● Written task:
Please copy out exactly, and only, the lines between the line with "Reproduce this chart with D3.js." and the line with "const height = 336;", both included. Pictures are to be omitted.

● Material shown:
________

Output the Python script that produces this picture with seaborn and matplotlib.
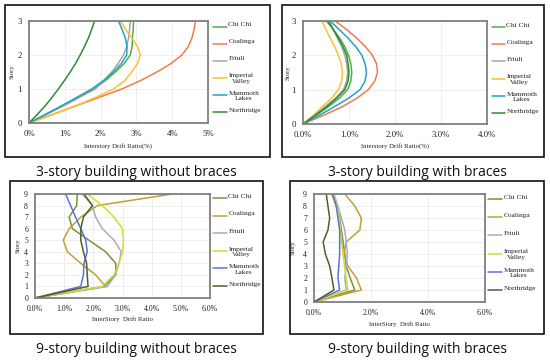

________

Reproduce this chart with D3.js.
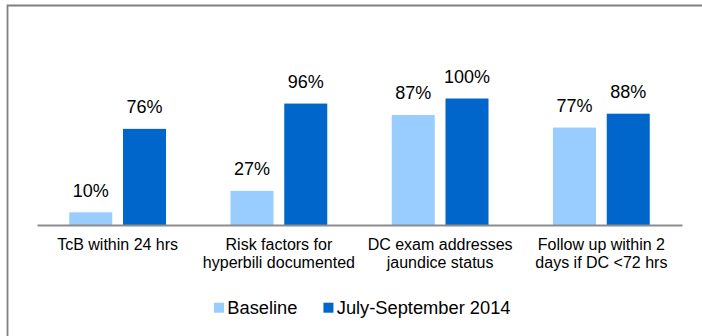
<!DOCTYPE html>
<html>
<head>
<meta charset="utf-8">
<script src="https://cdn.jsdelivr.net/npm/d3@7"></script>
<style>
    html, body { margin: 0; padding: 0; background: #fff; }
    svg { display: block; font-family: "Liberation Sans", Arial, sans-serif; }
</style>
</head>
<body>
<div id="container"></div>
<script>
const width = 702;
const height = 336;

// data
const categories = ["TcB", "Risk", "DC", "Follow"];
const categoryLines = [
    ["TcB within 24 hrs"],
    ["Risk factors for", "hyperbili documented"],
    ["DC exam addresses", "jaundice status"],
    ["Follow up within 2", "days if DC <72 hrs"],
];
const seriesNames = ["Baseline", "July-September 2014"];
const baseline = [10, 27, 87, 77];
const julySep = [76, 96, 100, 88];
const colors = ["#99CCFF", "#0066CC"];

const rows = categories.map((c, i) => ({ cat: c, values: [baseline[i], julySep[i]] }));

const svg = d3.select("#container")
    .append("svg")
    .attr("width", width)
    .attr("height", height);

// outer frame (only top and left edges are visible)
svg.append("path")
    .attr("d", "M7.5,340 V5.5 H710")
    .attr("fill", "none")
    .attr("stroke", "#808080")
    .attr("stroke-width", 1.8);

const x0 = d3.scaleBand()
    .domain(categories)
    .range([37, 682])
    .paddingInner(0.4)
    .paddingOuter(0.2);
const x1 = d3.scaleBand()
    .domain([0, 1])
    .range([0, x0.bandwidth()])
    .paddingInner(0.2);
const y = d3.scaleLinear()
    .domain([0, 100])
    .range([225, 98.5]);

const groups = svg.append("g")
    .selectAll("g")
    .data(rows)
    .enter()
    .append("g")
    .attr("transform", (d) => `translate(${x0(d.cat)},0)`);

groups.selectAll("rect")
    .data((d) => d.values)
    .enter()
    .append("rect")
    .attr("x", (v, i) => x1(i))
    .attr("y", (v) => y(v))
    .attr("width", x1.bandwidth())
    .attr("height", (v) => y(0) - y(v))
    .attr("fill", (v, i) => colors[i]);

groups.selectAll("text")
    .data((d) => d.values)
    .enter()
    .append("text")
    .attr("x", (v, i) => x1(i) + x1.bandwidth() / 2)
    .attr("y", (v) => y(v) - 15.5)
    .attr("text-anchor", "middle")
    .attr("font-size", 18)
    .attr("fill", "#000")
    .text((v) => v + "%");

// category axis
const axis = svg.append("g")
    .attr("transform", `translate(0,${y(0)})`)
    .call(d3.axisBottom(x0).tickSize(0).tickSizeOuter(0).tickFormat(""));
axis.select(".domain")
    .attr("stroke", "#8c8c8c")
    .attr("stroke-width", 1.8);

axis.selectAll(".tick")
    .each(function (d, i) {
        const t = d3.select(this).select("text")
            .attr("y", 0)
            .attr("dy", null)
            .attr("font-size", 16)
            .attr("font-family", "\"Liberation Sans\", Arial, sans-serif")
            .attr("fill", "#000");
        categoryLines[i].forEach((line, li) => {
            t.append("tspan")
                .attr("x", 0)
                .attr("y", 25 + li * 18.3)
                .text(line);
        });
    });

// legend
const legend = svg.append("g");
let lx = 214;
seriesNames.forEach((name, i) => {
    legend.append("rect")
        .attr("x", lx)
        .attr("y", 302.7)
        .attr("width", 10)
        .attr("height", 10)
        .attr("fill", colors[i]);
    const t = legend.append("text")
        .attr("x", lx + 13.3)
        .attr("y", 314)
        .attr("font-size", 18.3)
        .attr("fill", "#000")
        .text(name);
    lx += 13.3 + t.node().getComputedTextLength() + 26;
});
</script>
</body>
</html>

________

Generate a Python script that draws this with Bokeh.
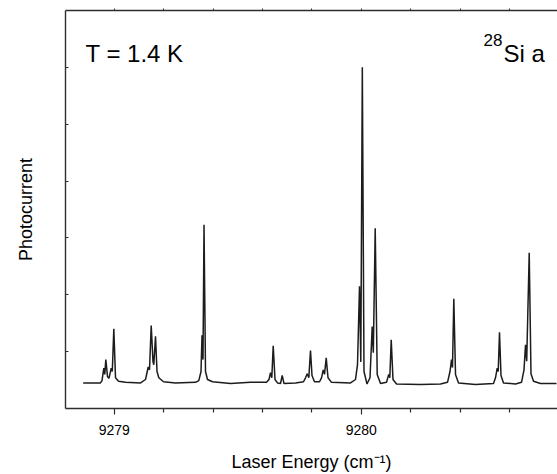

________

● Response to this task:
Reproduce this chart with D3.js.
<!DOCTYPE html>
<html>
<head>
<meta charset="utf-8">
<script src="https://cdn.jsdelivr.net/npm/d3@7"></script>
<style>
    html, body { margin: 0; padding: 0; background: #fff; }
    svg { display: block; font-family: "Liberation Sans", Arial, sans-serif; }
</style>
</head>
<body>
<div id="container"></div>
<script>
const width = 702;
const height = 336;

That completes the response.